In June 2016, Greg Hare, an archaeologist working for the territory of Yukon, in northwestern Canada, was standing on a patch of ice near Carcross, where Bennett Lake and Nares Lake meet, when he noticed something sticking out of the ground. Carcross was a famous stopover during the Klondike Gold Rush, and also a fertile caribou-hunting ground for First Nations peoples, so it is not uncommon to find wood, antler, or bone hunting implements sticking out of the ice.
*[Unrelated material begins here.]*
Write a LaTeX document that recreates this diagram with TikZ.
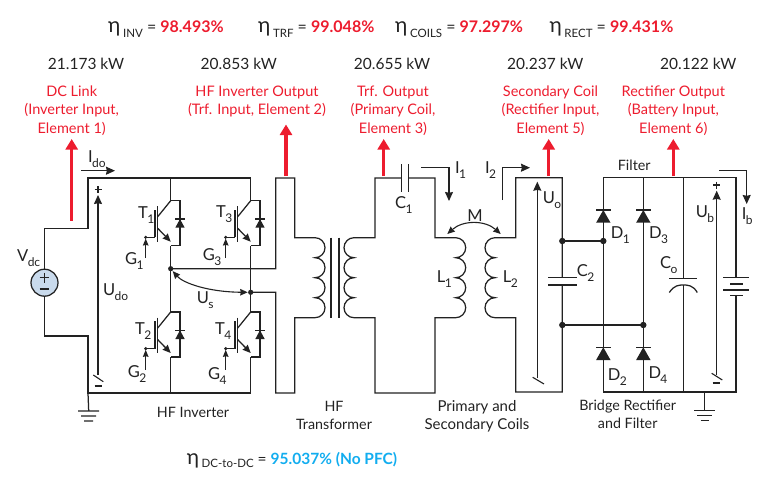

Such tools are easy to lose track of once they have been launched.
“We knew it was an arrow right away as we have recovered enough similar tools before,” Hare says, “but the curious part was that when we tried to extract it from ice it kept sticking.” That’s because attached to the barbed antler arrowhead was a large, heavy tip made of copper, a very unusual find in Yukon. “The few copper arrowheads that were found before had never been attached to anything,” he explains. “This is the first intact copper arrow we encountered.”
Around 1,100 years ago, local indigenous people made the transition from hunting with darts, launched with a spear-thrower known as an atlatl, to bow-and-arrow technology. Radiocarbon dating places the new arrowhead at nearly 1,000 years old, just after the transition, and well before any contact with Europeans. “The arrowhead is made of 99.5 percent pure copper,” Hare continues, “which shows it comes from local copper nuggets as opposed to European smelted copper [alloys].” Such a find is exceptionally rare and is providing insight into the evolution of hunting technology in this part of the Arctic.